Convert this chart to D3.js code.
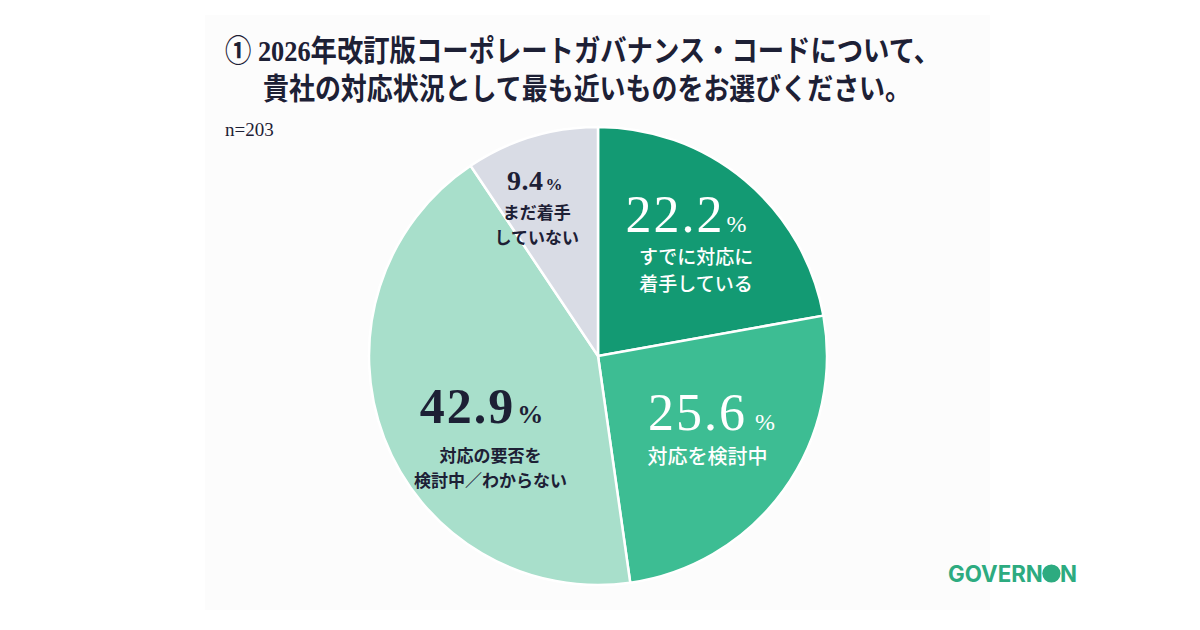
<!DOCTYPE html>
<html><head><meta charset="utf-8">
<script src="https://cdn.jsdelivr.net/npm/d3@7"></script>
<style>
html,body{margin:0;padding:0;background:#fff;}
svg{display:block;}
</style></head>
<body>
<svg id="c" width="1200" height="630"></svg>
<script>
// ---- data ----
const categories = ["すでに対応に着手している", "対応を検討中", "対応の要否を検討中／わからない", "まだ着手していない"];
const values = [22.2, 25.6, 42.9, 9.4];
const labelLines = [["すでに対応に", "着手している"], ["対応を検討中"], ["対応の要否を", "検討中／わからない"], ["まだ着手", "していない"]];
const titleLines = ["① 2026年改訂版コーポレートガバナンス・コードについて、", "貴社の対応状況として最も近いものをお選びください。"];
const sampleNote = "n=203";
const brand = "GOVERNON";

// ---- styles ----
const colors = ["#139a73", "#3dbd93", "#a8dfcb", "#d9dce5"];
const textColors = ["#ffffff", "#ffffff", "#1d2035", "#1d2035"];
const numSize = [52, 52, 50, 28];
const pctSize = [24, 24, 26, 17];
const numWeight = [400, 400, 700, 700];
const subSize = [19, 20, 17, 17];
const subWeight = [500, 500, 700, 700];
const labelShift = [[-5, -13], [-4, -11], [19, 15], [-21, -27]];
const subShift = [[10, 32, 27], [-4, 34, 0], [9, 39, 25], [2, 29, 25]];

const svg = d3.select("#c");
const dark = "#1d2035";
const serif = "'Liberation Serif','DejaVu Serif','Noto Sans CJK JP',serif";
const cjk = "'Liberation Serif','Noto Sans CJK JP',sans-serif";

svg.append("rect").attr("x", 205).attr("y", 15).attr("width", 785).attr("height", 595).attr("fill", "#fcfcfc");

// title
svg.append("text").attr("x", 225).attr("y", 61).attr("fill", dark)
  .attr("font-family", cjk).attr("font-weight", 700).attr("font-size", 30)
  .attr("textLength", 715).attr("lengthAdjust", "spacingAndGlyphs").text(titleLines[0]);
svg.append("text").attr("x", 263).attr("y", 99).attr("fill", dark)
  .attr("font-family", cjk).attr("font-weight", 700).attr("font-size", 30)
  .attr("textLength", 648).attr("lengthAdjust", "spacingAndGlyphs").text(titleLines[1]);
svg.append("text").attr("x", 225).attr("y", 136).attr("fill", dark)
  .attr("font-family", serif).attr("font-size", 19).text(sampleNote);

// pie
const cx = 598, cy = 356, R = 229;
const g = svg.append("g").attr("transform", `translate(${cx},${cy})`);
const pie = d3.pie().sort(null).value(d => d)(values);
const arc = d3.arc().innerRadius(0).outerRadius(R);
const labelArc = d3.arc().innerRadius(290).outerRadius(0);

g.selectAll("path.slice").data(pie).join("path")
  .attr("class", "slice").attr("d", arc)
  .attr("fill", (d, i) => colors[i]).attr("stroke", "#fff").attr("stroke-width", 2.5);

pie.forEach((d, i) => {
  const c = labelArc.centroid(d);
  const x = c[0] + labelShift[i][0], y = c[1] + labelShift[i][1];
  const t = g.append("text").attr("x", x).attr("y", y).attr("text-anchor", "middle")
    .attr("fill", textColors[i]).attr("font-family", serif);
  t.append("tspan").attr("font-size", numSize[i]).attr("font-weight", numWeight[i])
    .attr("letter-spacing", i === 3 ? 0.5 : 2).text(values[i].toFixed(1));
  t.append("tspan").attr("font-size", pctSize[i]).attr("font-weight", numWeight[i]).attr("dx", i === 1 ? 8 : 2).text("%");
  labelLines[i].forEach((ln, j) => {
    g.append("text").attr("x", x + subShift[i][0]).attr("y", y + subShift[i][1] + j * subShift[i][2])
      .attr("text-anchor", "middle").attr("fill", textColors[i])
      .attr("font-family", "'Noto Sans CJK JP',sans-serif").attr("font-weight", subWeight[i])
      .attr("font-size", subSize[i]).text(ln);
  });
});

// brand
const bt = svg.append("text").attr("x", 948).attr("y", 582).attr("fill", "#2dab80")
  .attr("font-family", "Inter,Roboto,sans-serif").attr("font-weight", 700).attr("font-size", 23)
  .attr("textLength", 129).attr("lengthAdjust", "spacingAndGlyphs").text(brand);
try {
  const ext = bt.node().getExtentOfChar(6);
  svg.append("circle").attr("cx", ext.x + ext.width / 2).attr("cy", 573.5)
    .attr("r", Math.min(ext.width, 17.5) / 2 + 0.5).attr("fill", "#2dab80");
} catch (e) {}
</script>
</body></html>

┄┄┄┄┄┄┄┄┄┄┄┄┄┄┄┄┄┄┄┄

Your goal: Set every line down exactly as written, leaving each picture out.

Exercise result:
Convert this chart to D3.js code.
<!DOCTYPE html>
<html><head><meta charset="utf-8">
<script src="https://cdn.jsdelivr.net/npm/d3@7"></script>
<style>
html,body{margin:0;padding:0;background:#fff;}
svg{display:block;}
</style></head>
<body>
<svg id="c" width="1200" height="630"></svg>
<script>
// ---- data ----
const categories = ["すでに対応に着手している", "対応を検討中", "対応の要否を検討中／わからない", "まだ着手していない"];
const values = [22.2, 25.6, 42.9, 9.4];
const labelLines = [["すでに対応に", "着手している"], ["対応を検討中"], ["対応の要否を", "検討中／わからない"], ["まだ着手", "していない"]];
const titleLines = ["① 2026年改訂版コーポレートガバナンス・コードについて、", "貴社の対応状況として最も近いものをお選びください。"];
const sampleNote = "n=203";
const brand = "GOVERNON";

// ---- styles ----
const colors = ["#139a73", "#3dbd93", "#a8dfcb", "#d9dce5"];
const textColors = ["#ffffff", "#ffffff", "#1d2035", "#1d2035"];
const numSize = [52, 52, 50, 28];
const pctSize = [24, 24, 26, 17];
const numWeight = [400, 400, 700, 700];
const subSize = [19, 20, 17, 17];
const subWeight = [500, 500, 700, 700];
const labelShift = [[-5, -13], [-4, -11], [19, 15], [-21, -27]];
const subShift = [[10, 32, 27], [-4, 34, 0], [9, 39, 25], [2, 29, 25]];

const svg = d3.select("#c");
const dark = "#1d2035";
const serif = "'Liberation Serif','DejaVu Serif','Noto Sans CJK JP',serif";
const cjk = "'Liberation Serif','Noto Sans CJK JP',sans-serif";

svg.append("rect").attr("x", 205).attr("y", 15).attr("width", 785).attr("height", 595).attr("fill", "#fcfcfc");

// title
svg.append("text").attr("x", 225).attr("y", 61).attr("fill", dark)
  .attr("font-family", cjk).attr("font-weight", 700).attr("font-size", 30)
  .attr("textLength", 715).attr("lengthAdjust", "spacingAndGlyphs").text(titleLines[0]);
svg.append("text").attr("x", 263).attr("y", 99).attr("fill", dark)
  .attr("font-family", cjk).attr("font-weight", 700).attr("font-size", 30)
  .attr("textLength", 648).attr("lengthAdjust", "spacingAndGlyphs").text(titleLines[1]);
svg.append("text").attr("x", 225).attr("y", 136).attr("fill", dark)
  .attr("font-family", serif).attr("font-size", 19).text(sampleNote);

// pie
const cx = 598, cy = 356, R = 229;
const g = svg.append("g").attr("transform", `translate(${cx},${cy})`);
const pie = d3.pie().sort(null).value(d => d)(values);
const arc = d3.arc().innerRadius(0).outerRadius(R);
const labelArc = d3.arc().innerRadius(290).outerRadius(0);

g.selectAll("path.slice").data(pie).join("path")
  .attr("class", "slice").attr("d", arc)
  .attr("fill", (d, i) => colors[i]).attr("stroke", "#fff").attr("stroke-width", 2.5);

pie.forEach((d, i) => {
  const c = labelArc.centroid(d);
  const x = c[0] + labelShift[i][0], y = c[1] + labelShift[i][1];
  const t = g.append("text").attr("x", x).attr("y", y).attr("text-anchor", "middle")
    .attr("fill", textColors[i]).attr("font-family", serif);
  t.append("tspan").attr("font-size", numSize[i]).attr("font-weight", numWeight[i])
    .attr("letter-spacing", i === 3 ? 0.5 : 2).text(values[i].toFixed(1));
  t.append("tspan").attr("font-size", pctSize[i]).attr("font-weight", numWeight[i]).attr("dx", i === 1 ? 8 : 2).text("%");
  labelLines[i].forEach((ln, j) => {
    g.append("text").attr("x", x + subShift[i][0]).attr("y", y + subShift[i][1] + j * subShift[i][2])
      .attr("text-anchor", "middle").attr("fill", textColors[i])
      .attr("font-family", "'Noto Sans CJK JP',sans-serif").attr("font-weight", subWeight[i])
      .attr("font-size", subSize[i]).text(ln);
  });
});

// brand
const bt = svg.append("text").attr("x", 948).attr("y", 582).attr("fill", "#2dab80")
  .attr("font-family", "Inter,Roboto,sans-serif").attr("font-weight", 700).attr("font-size", 23)
  .attr("textLength", 129).attr("lengthAdjust", "spacingAndGlyphs").text(brand);
try {
  const ext = bt.node().getExtentOfChar(6);
  svg.append("circle").attr("cx", ext.x + ext.width / 2).attr("cy", 573.5)
    .attr("r", Math.min(ext.width, 17.5) / 2 + 0.5).attr("fill", "#2dab80");
} catch (e) {}
</script>
</body></html>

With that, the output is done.